Eine Nachbarschafts-Initiative baut Boxen, in denen man Mitmenschen gratis Dinge überlässt

Da konnte jemand sein Glück gar nicht fassen: „Ich habe hier ein unabgeschlossenes Fahrrad gefunden. Ist das wirklich umsonst?“ steht da auf einem Zettel an der Pinnwand. Darunter eine krakelige Zeichnung des Fundstücks und eine Telefonnummer – für alle Fälle.

Nachrichten wie diese finden sich fast täglich im Gästebuch oder an der Pinnwand der Givebox in der Steinstraße in Mitte: Die Leute können es nicht fassen, dass ihnen jemand etwas schenken will. Einfach so. Bedingungslos. Sie haben das Schenken und Beschenktwerden verlernt. Eine Gruppe junger Berliner will es ihnen wieder beibringen – mit der Givebox, einer grob zusammengezimmerten, telefonhäuschengroßen Kiste. Hierher kann man seine alten Sachen bringen, um sie an Fremde weiterzuverschenken.

Die erste Box wurde vor zwei Wochen in der Steinstraße in Mitte errichtet. Eine zweite steht seit Samstag in der Kreuzberger Falckensteinstraße. „Die Idee ist eigentlich nicht neu“, sagt der Erbauer der Givebox, der anonym bleiben möchte, bescheiden. „Es ist einfach eine Kombination aus Flohmarkt, Secondhand-Laden und der altbewährten Kiste im Hausflur.“

Die Givebox ist nicht nur die einfachere, sondern auch die elegantere Lösung. Die Innenwände sind tapeziert, Blumen und allerlei Schnickschnack schmücken das Häuschen von außen. Die Glitzerschrift darüber verkündet: „Sharing is caring – teilen heißt sich kümmern“. Denn wer seine alten Sachen verschenkt, statt sie weg zu werfen, macht nicht nur anderen Menschen eine Freude, sondern fördert auch die Nachhaltigkeit.

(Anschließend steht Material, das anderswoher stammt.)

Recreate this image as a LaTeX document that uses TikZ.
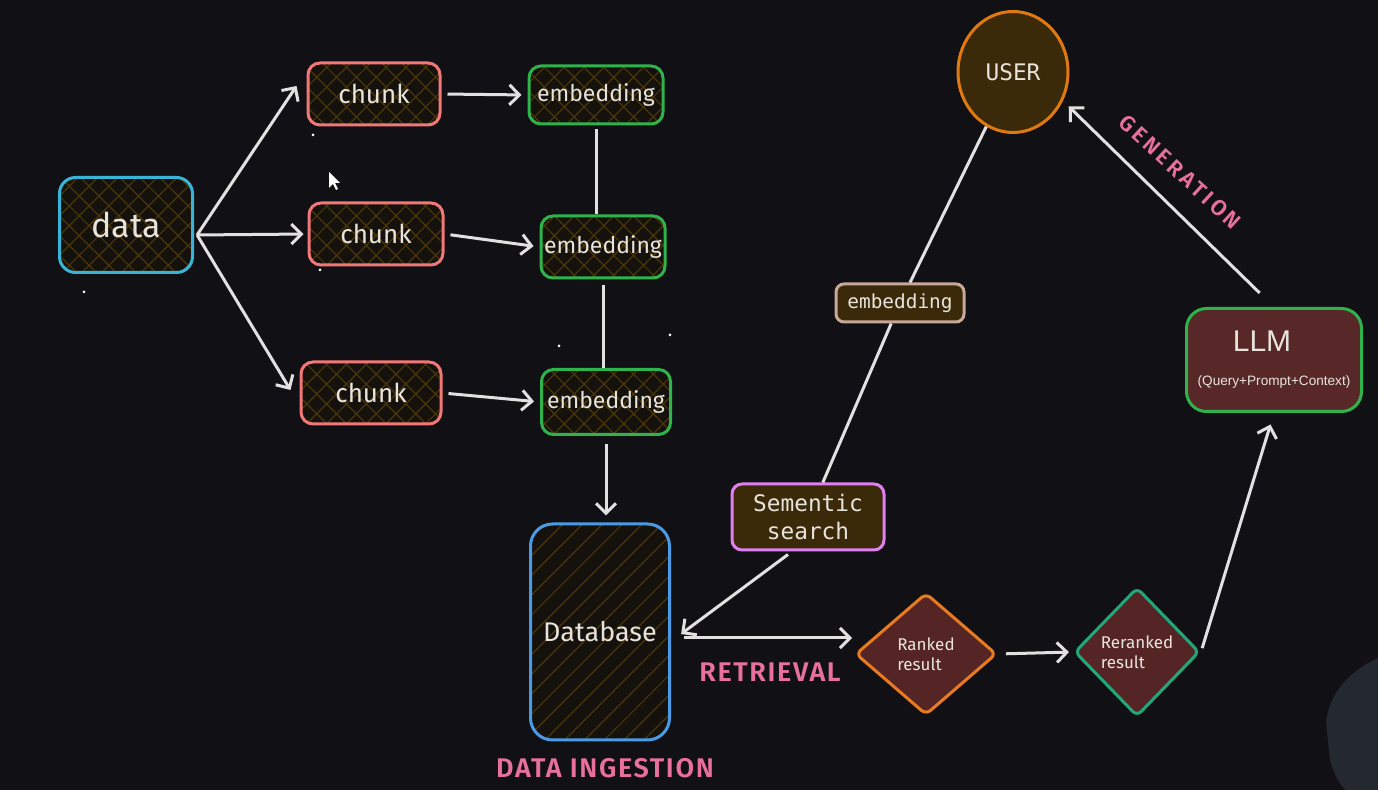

Tina Otter ist von der Idee begeistert. Am Sonnabend hat die Kreuzbergerin die Macher schon beim Basteln beobachtet. Einen Tag später begutachtete sie das Ergebnis als eine der Ersten im Kiez. „Ich hoffe, dass es gut läuft“, sagt sie. Ihre größte Befürchtung ist, dass die Box zugemüllt wird. „Das wird hier nicht unproblematisch“, prophezeit sie.

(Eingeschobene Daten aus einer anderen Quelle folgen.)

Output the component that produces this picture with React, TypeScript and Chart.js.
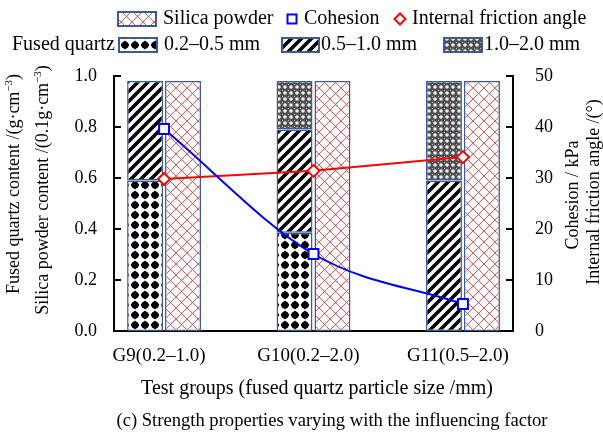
import React, { useEffect, useRef } from "react";
import { Chart, registerables } from "chart.js";
Chart.register(...registerables);

const groups = ["G9(0.2–1.0)", "G10(0.2–2.0)", "G11(0.5–2.0)"];
const fq0205: (number | null)[] = [0.59, 0.385, null];
const fq0510: (number | null)[] = [0.39, 0.405, 0.59];
const fq1020: (number | null)[] = [null, 0.19, 0.39];
const silica = [0.98, 0.98, 0.98];
const cohesion = [39.6, 15.1, 5.3];
const friction = [29.8, 31.4, 34.1];
const leftTicks = [0, 0.2, 0.4, 0.6, 0.8, 1.0];
const rightTicks = [0, 10, 20, 30, 40, 50];

const FONT = '"Liberation Serif", "Times New Roman", serif';
const FS = 18;
const LFS = 20;
const BORDER = "#3c5a96";

function makeTile(w: number, h: number, draw: (c: CanvasRenderingContext2D) => void) {
  const cv = document.createElement("canvas");
  cv.width = w;
  cv.height = h;
  const c = cv.getContext("2d")!;
  c.fillStyle = "#fff";
  c.fillRect(0, 0, w, h);
  draw(c);
  return cv;
}

function makePatterns(ctx: CanvasRenderingContext2D) {
  const silicaTile = makeTile(11, 11, (c) => {
    c.strokeStyle = "rgba(255,50,50,0.85)";
    c.lineWidth = 1;
    c.beginPath();
    c.moveTo(0, 0); c.lineTo(11, 11);
    c.moveTo(11, 0); c.lineTo(0, 11);
    c.stroke();
  });
  const dotsTile = makeTile(10, 10, (c) => {
    c.fillStyle = "#000";
    c.beginPath();
    c.moveTo(5, 0.6); c.lineTo(9.4, 5); c.lineTo(5, 9.4); c.lineTo(0.6, 5); c.closePath();
    c.fill();
    c.beginPath();
    c.arc(5, 5, 3.6, 0, Math.PI * 2);
    c.fill();
  });
  const stripeTile = makeTile(10, 10, (c) => {
    c.strokeStyle = "#000";
    c.lineWidth = 3.6;
    c.beginPath();
    c.moveTo(-5, 5); c.lineTo(5, -5);
    c.moveTo(-1, 11); c.lineTo(11, -1);
    c.moveTo(5, 15); c.lineTo(15, 5);
    c.stroke();
  });
  const fineTile = makeTile(6, 6, (c) => {
    c.fillStyle = "#505050";
    c.fillRect(0, 0, 6, 6);
    c.fillStyle = "#eee";
    c.beginPath();
    c.arc(3, 3, 1.8, 0, Math.PI * 2);
    c.fill();
    c.fillStyle = "#bbb";
    c.fillRect(0, 0, 1, 1);
  });
  return {
    silica: ctx.createPattern(silicaTile, "repeat")!,
    dots: ctx.createPattern(dotsTile, "repeat")!,
    stripes: ctx.createPattern(stripeTile, "repeat")!,
    fine: ctx.createPattern(fineTile, "repeat")!,
  };
}

type Seg = { t: string; sup?: boolean };

function drawRich(ctx: CanvasRenderingContext2D, segs: Seg[], cx: number, cy: number, size: number, rot: number) {
  ctx.save();
  ctx.translate(cx, cy);
  ctx.rotate(rot);
  ctx.fillStyle = "#000";
  ctx.textBaseline = "alphabetic";
  ctx.textAlign = "left";
  let total = 0;
  for (const s of segs) {
    ctx.font = `${s.sup ? Math.round(size * 0.62) : size}px ${FONT}`;
    total += ctx.measureText(s.t).width;
  }
  let x = -total / 2;
  const base = size * 0.33;
  for (const s of segs) {
    ctx.font = `${s.sup ? Math.round(size * 0.62) : size}px ${FONT}`;
    ctx.fillText(s.t, x, s.sup ? base - size * 0.4 : base);
    x += ctx.measureText(s.t).width;
  }
  ctx.restore();
}

function drawText(ctx: CanvasRenderingContext2D, t: string, x: number, y: number, align: CanvasTextAlign = "left", size = FS) {
  ctx.save();
  ctx.font = `${size}px ${FONT}`;
  ctx.fillStyle = "#000";
  ctx.textAlign = align;
  ctx.textBaseline = "middle";
  ctx.fillText(t, x, y);
  ctx.restore();
}

export default function App() {
  const ref = useRef<HTMLCanvasElement>(null);
  useEffect(() => {
    const canvas = ref.current!;
    const ctx = canvas.getContext("2d")!;
    const pats = makePatterns(ctx);

    const pts = (arr: (number | null)[]) => arr.map((v, i) => ({ x: i, y: v }));

    const decor = {
      id: "decor",
      afterDraw(chart: any) {
        const c = chart.ctx as CanvasRenderingContext2D;
        const area = chart.chartArea;
        const y = chart.scales.y;
        const y2 = chart.scales.y2;
        c.save();
        c.strokeStyle = "#000";
        c.lineWidth = 2;
        c.beginPath();
        for (const v of leftTicks) {
          const py = Math.round(y.getPixelForValue(v));
          c.moveTo(area.left, py);
          c.lineTo(area.left + 7, py);
        }
        for (const v of rightTicks) {
          const py = Math.round(y2.getPixelForValue(v));
          c.moveTo(area.right, py);
          c.lineTo(area.right - 7, py);
        }
        c.stroke();
        c.restore();

        // axis titles
        drawRich(c, [{ t: "Fused quartz content /(g·cm" }, { t: "−3", sup: true }, { t: ")" }], 13, 184, FS, -Math.PI / 2);
        drawRich(c, [{ t: "Silica powder content /(0.1g·cm" }, { t: "−3", sup: true }, { t: ")" }], 42, 190, FS, -Math.PI / 2);
        drawRich(c, [{ t: "Cohesion / kPa" }], 572, 195, FS, -Math.PI / 2);
        drawRich(c, [{ t: "Internal friction angle /(°)" }], 593, 192, FS, -Math.PI / 2);

        drawText(c, "Test groups (fused quartz particle size /mm)", 317, 389, "center", 20);
        drawText(c, "(c) Strength properties varying with the influencing factor", 332, 421, "center", 18.6);

        // legend
        const swatch = (x: number, yy: number, w: number, h: number, fill: any) => {
          c.save();
          c.fillStyle = fill;
          c.fillRect(x, yy, w, h);
          c.strokeStyle = BORDER;
          c.lineWidth = 2;
          c.strokeRect(x, yy, w, h);
          c.restore();
        };
        const r1 = 19;
        const r2 = 45;
        swatch(118, r1 - 7, 38, 14, pats.silica);
        drawText(c, "Silica powder", 163, r1, "left", LFS);
        c.save();
        c.strokeStyle = "#0000ff";
        c.lineWidth = 2;
        c.fillStyle = "#fff";
        c.fillRect(287.5, r1 - 4.5, 9, 9);
        c.strokeRect(287.5, r1 - 4.5, 9, 9);
        c.strokeStyle = "#ff0000";
        c.beginPath();
        c.moveTo(400, r1 - 5.5); c.lineTo(405.5, r1); c.lineTo(400, r1 + 5.5); c.lineTo(394.5, r1); c.closePath();
        c.fill();
        c.stroke();
        c.restore();
        drawText(c, "Cohesion", 304, r1, "left", LFS);
        drawText(c, "Internal friction angle", 412, r1, "left", LFS);

        drawText(c, "Fused quartz", 12, r2, "left", LFS);
        swatch(119, r2 - 7, 38, 14, pats.dots);
        drawText(c, "0.2–0.5 mm", 164, r2, "left", LFS);
        swatch(282, r2 - 7, 37, 14, pats.stripes);
        drawText(c, "0.5–1.0 mm", 321, r2, "left", LFS);
        swatch(444, r2 - 7, 38, 14, pats.fine);
        drawText(c, "1.0–2.0 mm", 484, r2, "left", LFS);
      },
    };

    const barCommon = {
      type: "bar" as const,
      borderColor: BORDER,
      borderWidth: 1.5,
      borderSkipped: false,
      categoryPercentage: 0.508,
      barPercentage: 0.947,
      yAxisID: "y",
      order: 2,
    };

    const chart = new Chart(canvas, {
      type: "bar",
      data: {
        datasets: [
          { ...barCommon, label: "0.2–0.5 mm", data: pts(fq0205), backgroundColor: pats.dots, stack: "fq" },
          { ...barCommon, label: "0.5–1.0 mm", data: pts(fq0510), backgroundColor: pats.stripes, stack: "fq" },
          { ...barCommon, label: "1.0–2.0 mm", data: pts(fq1020), backgroundColor: pats.fine, stack: "fq" },
          { ...barCommon, label: "Silica powder", data: pts(silica), backgroundColor: pats.silica, stack: "si" },
          {
            type: "line" as const,
            label: "Internal friction angle",
            data: pts(friction),
            yAxisID: "y2",
            borderColor: "#ff0000",
            borderWidth: 2,
            pointStyle: "rectRot",
            pointRadius: 6,
            pointBorderWidth: 2,
            pointBackgroundColor: "#fff",
            pointBorderColor: "#ff0000",
            tension: 0,
            order: 1,
          },
          {
            type: "line" as const,
            label: "Cohesion",
            data: pts(cohesion),
            yAxisID: "y2",
            borderColor: "#0000ff",
            borderWidth: 2,
            pointStyle: "rect",
            pointRadius: 7,
            pointBorderWidth: 2,
            pointBackgroundColor: "#fff",
            pointBorderColor: "#0000ff",
            cubicInterpolationMode: "monotone",
            order: 0,
          },
        ] as any,
      },
      options: {
        animation: false,
        responsive: false,
        events: [],
        layout: { padding: { top: 76, left: 0, right: 0, bottom: 0 } },
        plugins: { legend: { display: false }, tooltip: { enabled: false } },
        scales: {
          x: {
            type: "linear",
            offset: false,
            min: -0.335,
            max: 2.335,
            grid: { display: false, drawTicks: false, offset: false },
            border: { display: true, color: "#000", width: 2 },
            afterBuildTicks: (s: any) => {
              s.ticks = groups.map((_, i) => ({ value: i }));
            },
            afterFit: (s: any) => {
              s.height = 101;
            },
            ticks: {
              padding: 14,
              labelOffset: -5,
              color: "#000",
              maxRotation: 0,
              autoSkip: false,
              font: { family: FONT, size: 19 },
              callback: (v: any) => groups[Math.round(Number(v))] ?? "",
            },
          },
          y: {
            type: "linear",
            position: "left",
            stacked: true,
            min: 0,
            max: 1,
            grid: { display: false, drawTicks: false },
            border: { display: true, color: "#000", width: 2 },
            afterBuildTicks: (s: any) => {
              s.ticks = leftTicks.map((v) => ({ value: v }));
            },
            afterFit: (s: any) => {
              s.width = 114;
            },
            ticks: {
              padding: 17,
              color: "#000",
              font: { family: FONT, size: FS },
              callback: (v: any) => Number(v).toFixed(1),
            },
          },
          y2: {
            type: "linear",
            position: "right",
            min: 0,
            max: 50,
            grid: { display: false, drawTicks: false },
            border: { display: true, color: "#000", width: 2 },
            afterBuildTicks: (s: any) => {
              s.ticks = rightTicks.map((v) => ({ value: v }));
            },
            afterFit: (s: any) => {
              s.width = 90;
            },
            ticks: {
              padding: 22,
              color: "#000",
              font: { family: FONT, size: FS },
              callback: (v: any) => String(v),
            },
          },
        },
      } as any,
      plugins: [decor],
    });
    return () => chart.destroy();
  }, []);

  return (
    <canvas
      ref={ref}
      width={603}
      height={432}
      style={{ position: "absolute", left: 0, top: 0, width: 603, height: 432, background: "#fff" }}
    />
  );
}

Die Macher kennen diese Zweifel. Wieder und wieder haben sie alles durchgekaut, nach Lösungen gesucht. Jede Givebox soll einen „Paten“ bekommen, der nach dem Rechten sieht. Ansonsten haben sich die Givebox-Architekten dazu entschieden, den Menschen einfach zu vertrauen. Ihr Motto: „Nicht die Givebox muss sich ändern, sondern die Welt!“

Aber auch sie mussten dazulernen – zum Beispiel, dass man das Gästebuch doch besser mit einem Drahtseil befestigen sollte. Auch mit Vandalismus haben sie schon ihre Erfahrungen gemacht. Doch das Positive überwiegt, sagen die Projekt-Initiatoren aus der Steinstraße. Ihre Nachbarschaft sei zusammengewachsen, seit es die Box gibt. Die Bewohner sind geradezu süchtig nach der Geschenkbox. Manche kommen täglich vorbei, um zu sehen, was es Neues gibt, zum Beispiel die Kinder von der nahe gelegenen Schule. Wenn jemand etwas kaputtmacht, hilft die ganze Nachbarschaft bei der Reparatur.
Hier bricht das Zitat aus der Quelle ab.